__Problem to solve__
Working from the data below, reproduce exactly the lines starting at the one that holds "Clone this chart in seaborn and matplotlib." and ending at the one that holds "0.147, 0.135, 0.125, 0.118, 0.111, 0.106, 0.103, 0.100]". Pictures are excluded.

**** Material ****

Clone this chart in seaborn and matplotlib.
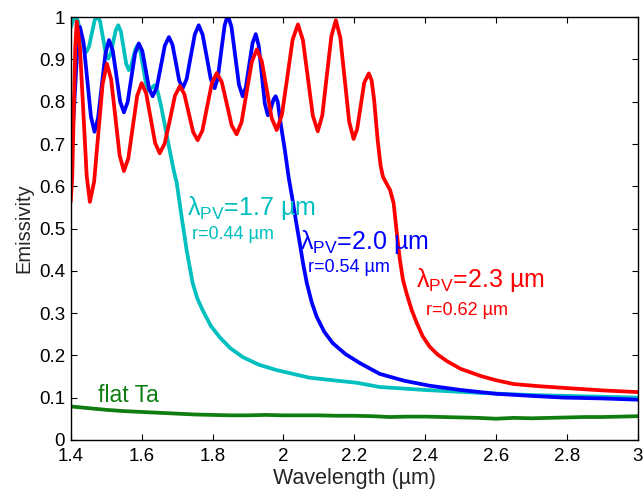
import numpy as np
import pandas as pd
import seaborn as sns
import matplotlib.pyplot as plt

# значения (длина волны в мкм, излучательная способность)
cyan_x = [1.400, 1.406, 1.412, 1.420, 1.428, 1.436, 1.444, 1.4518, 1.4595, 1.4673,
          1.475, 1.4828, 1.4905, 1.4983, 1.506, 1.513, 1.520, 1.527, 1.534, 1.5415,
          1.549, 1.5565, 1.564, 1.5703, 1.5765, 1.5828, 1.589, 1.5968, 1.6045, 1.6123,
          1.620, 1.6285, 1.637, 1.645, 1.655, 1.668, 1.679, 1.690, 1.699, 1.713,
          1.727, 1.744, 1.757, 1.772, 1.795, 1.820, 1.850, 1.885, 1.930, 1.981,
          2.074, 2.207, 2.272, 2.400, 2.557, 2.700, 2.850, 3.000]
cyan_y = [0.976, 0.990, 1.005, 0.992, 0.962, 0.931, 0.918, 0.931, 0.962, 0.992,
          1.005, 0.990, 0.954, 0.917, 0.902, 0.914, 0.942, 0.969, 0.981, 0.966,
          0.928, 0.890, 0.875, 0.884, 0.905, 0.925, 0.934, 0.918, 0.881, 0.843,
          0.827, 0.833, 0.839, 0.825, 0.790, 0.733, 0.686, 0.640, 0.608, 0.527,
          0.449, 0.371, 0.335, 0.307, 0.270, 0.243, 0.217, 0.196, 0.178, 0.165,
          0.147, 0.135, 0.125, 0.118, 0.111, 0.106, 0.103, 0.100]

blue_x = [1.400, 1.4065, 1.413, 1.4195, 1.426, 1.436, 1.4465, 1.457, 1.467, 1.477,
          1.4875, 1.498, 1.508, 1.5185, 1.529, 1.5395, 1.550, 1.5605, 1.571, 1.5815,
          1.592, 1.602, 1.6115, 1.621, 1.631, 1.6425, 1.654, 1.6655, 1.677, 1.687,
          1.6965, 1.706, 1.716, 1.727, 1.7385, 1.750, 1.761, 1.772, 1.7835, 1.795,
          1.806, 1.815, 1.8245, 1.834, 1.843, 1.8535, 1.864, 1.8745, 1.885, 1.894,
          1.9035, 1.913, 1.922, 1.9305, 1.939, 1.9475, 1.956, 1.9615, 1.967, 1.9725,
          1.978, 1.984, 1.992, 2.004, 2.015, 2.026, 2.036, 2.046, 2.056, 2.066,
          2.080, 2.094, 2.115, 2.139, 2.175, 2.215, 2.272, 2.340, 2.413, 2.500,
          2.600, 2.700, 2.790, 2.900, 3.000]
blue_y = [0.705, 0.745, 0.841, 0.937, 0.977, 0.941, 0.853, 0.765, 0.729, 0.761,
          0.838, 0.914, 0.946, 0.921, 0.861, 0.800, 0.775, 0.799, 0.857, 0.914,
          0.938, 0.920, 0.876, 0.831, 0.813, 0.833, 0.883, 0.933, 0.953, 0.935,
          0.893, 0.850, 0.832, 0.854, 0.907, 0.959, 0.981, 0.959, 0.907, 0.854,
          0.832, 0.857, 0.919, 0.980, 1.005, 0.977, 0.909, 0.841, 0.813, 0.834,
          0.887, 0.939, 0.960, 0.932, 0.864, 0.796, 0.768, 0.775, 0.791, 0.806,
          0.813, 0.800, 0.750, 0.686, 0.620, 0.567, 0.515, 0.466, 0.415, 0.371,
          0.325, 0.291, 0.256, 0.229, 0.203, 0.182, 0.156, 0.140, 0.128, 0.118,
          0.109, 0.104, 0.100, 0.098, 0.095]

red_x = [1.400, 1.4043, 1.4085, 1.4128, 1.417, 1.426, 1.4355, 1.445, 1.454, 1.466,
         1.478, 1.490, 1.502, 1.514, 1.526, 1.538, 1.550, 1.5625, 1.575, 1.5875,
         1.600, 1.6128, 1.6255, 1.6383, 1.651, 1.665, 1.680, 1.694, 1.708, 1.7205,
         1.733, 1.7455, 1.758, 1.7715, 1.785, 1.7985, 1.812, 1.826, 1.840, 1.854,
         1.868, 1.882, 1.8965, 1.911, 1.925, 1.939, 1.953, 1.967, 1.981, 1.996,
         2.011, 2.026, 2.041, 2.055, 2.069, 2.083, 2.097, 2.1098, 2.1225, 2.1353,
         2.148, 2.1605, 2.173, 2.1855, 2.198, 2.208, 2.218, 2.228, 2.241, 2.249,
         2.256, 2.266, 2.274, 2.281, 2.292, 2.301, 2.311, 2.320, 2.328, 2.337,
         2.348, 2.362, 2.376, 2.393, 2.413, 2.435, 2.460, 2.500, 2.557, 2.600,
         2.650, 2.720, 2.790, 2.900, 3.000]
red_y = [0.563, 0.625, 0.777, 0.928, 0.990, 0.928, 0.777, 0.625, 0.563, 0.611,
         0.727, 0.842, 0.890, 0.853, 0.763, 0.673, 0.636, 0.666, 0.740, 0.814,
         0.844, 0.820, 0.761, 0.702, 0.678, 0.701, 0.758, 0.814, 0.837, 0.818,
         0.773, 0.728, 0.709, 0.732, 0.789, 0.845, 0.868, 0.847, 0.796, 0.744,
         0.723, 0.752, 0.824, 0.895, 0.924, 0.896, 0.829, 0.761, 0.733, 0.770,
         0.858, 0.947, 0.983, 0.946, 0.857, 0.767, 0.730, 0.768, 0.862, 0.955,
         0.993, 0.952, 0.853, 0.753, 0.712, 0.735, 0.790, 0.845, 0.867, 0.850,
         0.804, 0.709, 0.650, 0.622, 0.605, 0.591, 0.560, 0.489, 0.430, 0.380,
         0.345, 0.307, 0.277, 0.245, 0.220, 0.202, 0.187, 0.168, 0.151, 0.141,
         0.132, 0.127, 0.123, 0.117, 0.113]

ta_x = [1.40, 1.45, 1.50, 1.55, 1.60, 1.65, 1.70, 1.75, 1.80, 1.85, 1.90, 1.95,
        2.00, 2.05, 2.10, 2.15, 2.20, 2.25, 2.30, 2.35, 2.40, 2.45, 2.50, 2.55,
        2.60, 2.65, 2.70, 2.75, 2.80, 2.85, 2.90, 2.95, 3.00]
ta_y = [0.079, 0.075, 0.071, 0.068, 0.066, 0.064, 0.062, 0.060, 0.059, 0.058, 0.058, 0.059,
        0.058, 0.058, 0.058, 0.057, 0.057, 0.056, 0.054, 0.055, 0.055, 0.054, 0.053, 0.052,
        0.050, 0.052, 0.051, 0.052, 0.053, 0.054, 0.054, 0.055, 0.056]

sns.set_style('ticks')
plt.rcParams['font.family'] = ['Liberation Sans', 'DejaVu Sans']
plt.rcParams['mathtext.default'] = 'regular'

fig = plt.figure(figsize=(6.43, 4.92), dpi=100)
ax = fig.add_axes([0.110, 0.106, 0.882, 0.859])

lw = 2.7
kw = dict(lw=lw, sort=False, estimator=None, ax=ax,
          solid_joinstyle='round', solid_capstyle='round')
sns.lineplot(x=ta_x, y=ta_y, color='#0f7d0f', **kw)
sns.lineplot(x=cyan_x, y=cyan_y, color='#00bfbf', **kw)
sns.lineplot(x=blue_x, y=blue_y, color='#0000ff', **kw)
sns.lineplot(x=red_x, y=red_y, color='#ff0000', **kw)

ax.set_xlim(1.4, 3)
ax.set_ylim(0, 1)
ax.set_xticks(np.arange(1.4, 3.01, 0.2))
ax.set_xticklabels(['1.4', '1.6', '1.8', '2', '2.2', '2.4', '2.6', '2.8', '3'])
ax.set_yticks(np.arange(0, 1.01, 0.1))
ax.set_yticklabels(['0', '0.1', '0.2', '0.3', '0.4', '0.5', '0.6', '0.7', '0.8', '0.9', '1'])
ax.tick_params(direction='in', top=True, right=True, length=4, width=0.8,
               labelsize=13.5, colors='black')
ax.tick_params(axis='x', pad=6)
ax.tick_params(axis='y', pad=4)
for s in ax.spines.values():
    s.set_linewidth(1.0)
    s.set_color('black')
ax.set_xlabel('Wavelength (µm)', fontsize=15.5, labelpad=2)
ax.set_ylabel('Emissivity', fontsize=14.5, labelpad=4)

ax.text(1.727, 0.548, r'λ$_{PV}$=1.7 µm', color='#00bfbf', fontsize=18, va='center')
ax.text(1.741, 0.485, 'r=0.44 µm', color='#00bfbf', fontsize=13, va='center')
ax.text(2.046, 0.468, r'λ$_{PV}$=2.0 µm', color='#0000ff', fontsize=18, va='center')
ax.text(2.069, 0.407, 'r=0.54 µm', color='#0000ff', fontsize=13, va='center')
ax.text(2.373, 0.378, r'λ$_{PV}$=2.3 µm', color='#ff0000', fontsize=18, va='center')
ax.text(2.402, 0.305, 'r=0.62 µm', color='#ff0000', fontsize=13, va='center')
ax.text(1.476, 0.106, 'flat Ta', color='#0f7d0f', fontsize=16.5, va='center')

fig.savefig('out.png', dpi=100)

****
**** Material ****

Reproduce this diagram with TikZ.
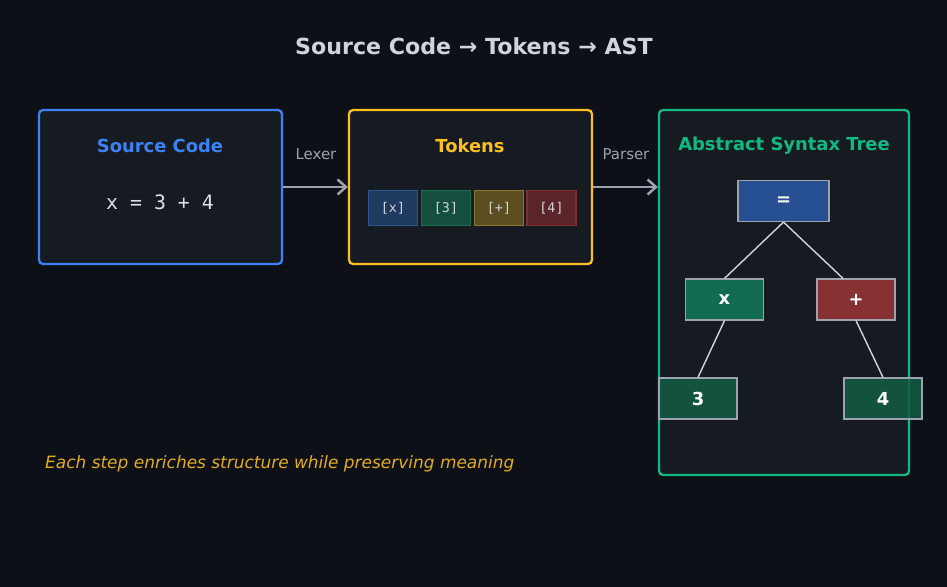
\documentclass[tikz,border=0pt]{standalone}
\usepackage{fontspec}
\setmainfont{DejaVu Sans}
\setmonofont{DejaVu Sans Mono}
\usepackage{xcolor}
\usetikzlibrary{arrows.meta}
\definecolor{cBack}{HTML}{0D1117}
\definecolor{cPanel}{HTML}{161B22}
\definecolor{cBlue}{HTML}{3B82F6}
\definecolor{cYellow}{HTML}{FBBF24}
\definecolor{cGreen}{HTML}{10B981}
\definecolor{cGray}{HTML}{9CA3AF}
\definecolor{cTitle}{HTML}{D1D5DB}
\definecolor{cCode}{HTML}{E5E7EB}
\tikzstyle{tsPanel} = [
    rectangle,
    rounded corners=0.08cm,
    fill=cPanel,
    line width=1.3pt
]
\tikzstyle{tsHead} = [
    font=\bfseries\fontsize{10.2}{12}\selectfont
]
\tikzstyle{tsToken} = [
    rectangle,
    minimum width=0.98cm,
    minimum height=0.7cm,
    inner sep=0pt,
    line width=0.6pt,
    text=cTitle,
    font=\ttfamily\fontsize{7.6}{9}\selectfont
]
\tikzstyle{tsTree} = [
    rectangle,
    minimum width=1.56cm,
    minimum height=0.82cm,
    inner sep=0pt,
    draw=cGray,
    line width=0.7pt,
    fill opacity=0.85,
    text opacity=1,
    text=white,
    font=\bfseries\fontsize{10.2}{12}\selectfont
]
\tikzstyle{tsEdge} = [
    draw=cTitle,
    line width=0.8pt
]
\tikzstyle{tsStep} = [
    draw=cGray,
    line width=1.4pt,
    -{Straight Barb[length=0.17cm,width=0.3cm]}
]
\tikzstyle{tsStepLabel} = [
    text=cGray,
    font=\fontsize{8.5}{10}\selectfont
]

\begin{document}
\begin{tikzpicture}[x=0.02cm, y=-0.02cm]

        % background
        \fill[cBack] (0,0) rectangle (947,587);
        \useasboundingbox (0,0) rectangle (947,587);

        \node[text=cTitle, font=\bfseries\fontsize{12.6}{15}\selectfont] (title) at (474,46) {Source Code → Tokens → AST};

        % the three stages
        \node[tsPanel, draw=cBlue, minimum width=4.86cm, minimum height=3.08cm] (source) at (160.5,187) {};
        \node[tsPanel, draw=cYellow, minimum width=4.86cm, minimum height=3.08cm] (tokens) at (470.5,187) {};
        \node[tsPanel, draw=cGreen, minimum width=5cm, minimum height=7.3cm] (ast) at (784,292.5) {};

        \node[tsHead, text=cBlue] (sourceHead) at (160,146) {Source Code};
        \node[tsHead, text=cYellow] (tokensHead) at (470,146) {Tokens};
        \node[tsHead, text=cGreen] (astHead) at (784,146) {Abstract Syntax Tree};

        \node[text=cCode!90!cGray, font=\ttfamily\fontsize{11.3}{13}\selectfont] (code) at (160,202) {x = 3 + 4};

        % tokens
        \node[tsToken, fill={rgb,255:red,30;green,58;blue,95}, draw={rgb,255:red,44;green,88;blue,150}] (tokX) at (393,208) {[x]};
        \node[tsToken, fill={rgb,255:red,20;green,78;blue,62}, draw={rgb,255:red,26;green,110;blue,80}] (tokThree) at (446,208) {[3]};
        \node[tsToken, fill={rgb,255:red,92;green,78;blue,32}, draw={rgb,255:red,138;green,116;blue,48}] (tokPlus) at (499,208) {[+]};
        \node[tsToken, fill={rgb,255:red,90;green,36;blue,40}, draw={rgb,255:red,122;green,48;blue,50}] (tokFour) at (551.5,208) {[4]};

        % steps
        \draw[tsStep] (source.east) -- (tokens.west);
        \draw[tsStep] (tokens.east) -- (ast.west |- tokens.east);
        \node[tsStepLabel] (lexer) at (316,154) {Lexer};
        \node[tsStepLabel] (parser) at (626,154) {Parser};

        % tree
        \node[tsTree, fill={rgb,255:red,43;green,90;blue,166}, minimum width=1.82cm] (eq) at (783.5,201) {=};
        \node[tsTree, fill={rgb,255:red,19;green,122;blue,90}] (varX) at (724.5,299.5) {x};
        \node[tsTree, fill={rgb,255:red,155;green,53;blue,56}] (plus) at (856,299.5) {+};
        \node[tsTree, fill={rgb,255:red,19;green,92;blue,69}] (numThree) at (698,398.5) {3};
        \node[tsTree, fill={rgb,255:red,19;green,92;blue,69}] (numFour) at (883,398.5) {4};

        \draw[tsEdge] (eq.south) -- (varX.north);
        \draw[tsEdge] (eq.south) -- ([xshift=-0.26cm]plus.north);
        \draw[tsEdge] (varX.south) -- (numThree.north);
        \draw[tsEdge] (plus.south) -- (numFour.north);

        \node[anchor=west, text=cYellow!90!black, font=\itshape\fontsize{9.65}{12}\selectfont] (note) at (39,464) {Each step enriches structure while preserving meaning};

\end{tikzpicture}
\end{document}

****
**** Material ****

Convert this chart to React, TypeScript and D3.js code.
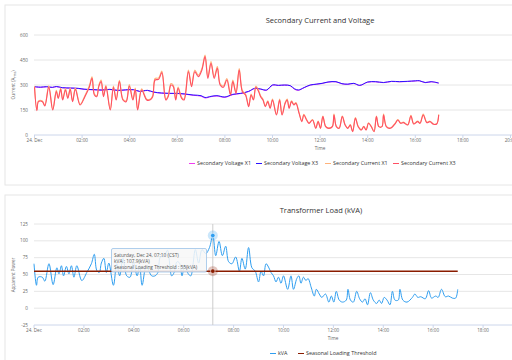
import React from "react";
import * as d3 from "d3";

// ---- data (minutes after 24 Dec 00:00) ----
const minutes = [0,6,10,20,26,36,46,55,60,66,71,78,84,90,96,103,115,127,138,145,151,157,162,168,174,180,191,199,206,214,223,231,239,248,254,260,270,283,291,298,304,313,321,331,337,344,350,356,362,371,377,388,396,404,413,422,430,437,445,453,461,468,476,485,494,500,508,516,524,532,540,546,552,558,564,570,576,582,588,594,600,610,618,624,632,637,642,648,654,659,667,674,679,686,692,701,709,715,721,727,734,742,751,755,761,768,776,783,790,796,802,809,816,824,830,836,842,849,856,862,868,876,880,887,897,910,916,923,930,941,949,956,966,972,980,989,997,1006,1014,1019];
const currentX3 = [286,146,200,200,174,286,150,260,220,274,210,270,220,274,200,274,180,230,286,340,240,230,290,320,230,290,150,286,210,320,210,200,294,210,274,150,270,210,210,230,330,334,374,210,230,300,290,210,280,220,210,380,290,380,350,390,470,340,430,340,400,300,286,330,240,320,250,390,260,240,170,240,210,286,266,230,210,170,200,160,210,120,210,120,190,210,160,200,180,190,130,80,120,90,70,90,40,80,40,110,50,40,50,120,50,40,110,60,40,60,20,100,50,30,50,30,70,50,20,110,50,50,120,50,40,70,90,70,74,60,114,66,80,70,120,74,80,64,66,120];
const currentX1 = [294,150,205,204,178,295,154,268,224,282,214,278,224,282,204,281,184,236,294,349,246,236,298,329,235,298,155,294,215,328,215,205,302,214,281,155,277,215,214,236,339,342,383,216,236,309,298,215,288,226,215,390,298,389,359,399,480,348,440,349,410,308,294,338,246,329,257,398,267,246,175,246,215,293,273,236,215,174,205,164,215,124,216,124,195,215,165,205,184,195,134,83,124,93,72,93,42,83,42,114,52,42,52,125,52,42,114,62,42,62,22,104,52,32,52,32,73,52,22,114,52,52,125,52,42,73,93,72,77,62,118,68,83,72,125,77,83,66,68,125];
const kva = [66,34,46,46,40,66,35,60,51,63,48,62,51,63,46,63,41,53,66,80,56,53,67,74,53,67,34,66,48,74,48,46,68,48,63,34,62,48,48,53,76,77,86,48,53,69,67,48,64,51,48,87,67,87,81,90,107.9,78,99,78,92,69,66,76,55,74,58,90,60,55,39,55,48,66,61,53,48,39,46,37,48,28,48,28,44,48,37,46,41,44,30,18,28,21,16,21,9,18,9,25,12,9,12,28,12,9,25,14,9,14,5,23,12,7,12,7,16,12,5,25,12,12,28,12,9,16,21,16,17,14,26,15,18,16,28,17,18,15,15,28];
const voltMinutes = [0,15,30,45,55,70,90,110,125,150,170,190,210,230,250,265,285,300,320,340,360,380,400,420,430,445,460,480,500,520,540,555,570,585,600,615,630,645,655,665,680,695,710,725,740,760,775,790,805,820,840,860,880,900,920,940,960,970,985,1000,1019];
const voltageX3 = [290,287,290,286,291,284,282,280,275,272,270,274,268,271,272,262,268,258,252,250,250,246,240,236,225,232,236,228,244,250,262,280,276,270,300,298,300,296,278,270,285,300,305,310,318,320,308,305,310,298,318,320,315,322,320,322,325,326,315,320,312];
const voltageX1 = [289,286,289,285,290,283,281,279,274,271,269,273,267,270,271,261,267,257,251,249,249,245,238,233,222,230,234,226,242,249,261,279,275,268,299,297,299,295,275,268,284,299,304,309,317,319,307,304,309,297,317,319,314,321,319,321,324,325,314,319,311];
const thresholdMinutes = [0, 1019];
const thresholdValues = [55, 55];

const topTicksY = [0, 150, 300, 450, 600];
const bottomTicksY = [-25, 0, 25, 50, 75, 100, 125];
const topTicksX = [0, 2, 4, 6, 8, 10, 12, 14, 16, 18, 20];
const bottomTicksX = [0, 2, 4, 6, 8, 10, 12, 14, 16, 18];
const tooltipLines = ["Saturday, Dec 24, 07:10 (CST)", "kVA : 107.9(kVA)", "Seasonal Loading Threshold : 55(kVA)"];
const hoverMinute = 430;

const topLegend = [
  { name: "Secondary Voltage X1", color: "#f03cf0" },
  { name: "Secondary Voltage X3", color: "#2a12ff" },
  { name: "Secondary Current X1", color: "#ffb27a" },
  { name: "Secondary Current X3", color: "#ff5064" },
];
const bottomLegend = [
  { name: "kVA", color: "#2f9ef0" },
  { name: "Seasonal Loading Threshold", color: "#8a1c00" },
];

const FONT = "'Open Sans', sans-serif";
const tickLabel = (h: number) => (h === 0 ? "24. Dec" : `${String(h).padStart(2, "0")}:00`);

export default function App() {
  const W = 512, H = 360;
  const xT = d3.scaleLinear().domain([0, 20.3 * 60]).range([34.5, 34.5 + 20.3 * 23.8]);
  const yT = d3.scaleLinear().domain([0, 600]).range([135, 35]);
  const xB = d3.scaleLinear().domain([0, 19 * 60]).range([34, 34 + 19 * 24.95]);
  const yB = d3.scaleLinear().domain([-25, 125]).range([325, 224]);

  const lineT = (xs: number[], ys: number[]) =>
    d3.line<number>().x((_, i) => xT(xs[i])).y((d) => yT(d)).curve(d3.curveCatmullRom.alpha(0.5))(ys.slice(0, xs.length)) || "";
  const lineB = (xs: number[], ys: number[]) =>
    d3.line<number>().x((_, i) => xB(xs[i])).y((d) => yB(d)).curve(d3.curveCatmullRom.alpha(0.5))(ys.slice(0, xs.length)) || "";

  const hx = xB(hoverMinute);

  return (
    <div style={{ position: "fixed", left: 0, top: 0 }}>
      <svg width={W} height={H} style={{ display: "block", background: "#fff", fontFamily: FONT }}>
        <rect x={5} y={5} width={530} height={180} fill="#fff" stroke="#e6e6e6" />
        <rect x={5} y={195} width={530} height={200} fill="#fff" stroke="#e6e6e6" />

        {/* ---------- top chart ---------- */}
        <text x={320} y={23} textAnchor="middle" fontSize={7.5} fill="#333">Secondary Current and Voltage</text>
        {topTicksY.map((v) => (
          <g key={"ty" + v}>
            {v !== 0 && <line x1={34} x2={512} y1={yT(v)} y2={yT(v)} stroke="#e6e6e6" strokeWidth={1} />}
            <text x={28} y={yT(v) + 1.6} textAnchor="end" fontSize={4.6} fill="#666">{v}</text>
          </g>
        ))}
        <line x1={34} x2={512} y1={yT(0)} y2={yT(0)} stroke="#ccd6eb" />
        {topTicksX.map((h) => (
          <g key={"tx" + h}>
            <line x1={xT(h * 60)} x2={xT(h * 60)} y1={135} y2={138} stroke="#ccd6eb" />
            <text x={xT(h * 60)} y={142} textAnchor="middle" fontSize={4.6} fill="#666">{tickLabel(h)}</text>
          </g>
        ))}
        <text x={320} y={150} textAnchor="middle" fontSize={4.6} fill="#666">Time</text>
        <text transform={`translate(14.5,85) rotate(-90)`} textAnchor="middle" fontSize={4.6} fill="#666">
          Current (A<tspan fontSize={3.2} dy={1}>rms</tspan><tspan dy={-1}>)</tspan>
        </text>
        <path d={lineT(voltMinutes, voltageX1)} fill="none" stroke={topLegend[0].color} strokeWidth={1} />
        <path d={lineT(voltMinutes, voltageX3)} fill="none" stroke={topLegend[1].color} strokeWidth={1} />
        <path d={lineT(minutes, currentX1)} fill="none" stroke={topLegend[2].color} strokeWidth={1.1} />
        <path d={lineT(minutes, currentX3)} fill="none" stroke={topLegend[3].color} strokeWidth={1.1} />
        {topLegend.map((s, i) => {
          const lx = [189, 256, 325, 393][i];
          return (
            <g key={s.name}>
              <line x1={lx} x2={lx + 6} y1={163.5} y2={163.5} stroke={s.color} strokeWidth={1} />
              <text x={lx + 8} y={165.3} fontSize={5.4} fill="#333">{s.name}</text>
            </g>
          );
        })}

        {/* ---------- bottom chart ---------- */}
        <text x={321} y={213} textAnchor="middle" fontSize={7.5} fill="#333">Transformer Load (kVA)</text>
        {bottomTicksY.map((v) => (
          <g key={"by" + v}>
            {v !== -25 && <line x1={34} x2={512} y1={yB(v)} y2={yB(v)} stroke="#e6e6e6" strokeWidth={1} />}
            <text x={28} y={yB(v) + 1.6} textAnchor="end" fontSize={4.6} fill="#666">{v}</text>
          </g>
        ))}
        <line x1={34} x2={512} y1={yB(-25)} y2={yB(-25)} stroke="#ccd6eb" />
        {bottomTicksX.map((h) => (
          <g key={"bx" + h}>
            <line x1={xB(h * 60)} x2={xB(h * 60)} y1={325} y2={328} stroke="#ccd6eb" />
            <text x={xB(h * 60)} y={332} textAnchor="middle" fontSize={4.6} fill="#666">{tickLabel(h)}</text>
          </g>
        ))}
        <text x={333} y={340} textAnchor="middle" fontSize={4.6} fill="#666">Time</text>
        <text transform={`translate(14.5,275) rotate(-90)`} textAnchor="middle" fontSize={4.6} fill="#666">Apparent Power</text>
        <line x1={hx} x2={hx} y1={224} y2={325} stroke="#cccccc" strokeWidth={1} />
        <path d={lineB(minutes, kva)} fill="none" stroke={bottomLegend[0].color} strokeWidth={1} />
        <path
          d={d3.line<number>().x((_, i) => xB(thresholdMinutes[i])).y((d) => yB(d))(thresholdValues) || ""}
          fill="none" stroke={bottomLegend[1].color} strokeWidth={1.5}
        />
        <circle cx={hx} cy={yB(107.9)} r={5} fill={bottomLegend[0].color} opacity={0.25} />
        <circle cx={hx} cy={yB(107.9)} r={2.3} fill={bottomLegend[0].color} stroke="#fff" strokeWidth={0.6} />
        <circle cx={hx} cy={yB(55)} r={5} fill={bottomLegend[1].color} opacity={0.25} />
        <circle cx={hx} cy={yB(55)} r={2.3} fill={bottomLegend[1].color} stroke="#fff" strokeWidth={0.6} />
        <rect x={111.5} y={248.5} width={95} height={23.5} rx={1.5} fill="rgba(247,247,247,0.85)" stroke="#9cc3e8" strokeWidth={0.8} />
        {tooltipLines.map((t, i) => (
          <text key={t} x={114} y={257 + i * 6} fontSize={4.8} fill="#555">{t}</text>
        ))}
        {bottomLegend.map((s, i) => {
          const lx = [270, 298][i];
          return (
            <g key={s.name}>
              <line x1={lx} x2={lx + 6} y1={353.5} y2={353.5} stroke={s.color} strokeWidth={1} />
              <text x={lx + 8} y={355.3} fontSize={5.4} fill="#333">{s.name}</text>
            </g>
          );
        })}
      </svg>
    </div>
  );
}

****

__Finished answer__
Clone this chart in seaborn and matplotlib.
import numpy as np
import pandas as pd
import seaborn as sns
import matplotlib.pyplot as plt

# значения (длина волны в мкм, излучательная способность)
cyan_x = [1.400, 1.406, 1.412, 1.420, 1.428, 1.436, 1.444, 1.4518, 1.4595, 1.4673,
          1.475, 1.4828, 1.4905, 1.4983, 1.506, 1.513, 1.520, 1.527, 1.534, 1.5415,
          1.549, 1.5565, 1.564, 1.5703, 1.5765, 1.5828, 1.589, 1.5968, 1.6045, 1.6123,
          1.620, 1.6285, 1.637, 1.645, 1.655, 1.668, 1.679, 1.690, 1.699, 1.713,
          1.727, 1.744, 1.757, 1.772, 1.795, 1.820, 1.850, 1.885, 1.930, 1.981,
          2.074, 2.207, 2.272, 2.400, 2.557, 2.700, 2.850, 3.000]
cyan_y = [0.976, 0.990, 1.005, 0.992, 0.962, 0.931, 0.918, 0.931, 0.962, 0.992,
          1.005, 0.990, 0.954, 0.917, 0.902, 0.914, 0.942, 0.969, 0.981, 0.966,
          0.928, 0.890, 0.875, 0.884, 0.905, 0.925, 0.934, 0.918, 0.881, 0.843,
          0.827, 0.833, 0.839, 0.825, 0.790, 0.733, 0.686, 0.640, 0.608, 0.527,
          0.449, 0.371, 0.335, 0.307, 0.270, 0.243, 0.217, 0.196, 0.178, 0.165,
          0.147, 0.135, 0.125, 0.118, 0.111, 0.106, 0.103, 0.100]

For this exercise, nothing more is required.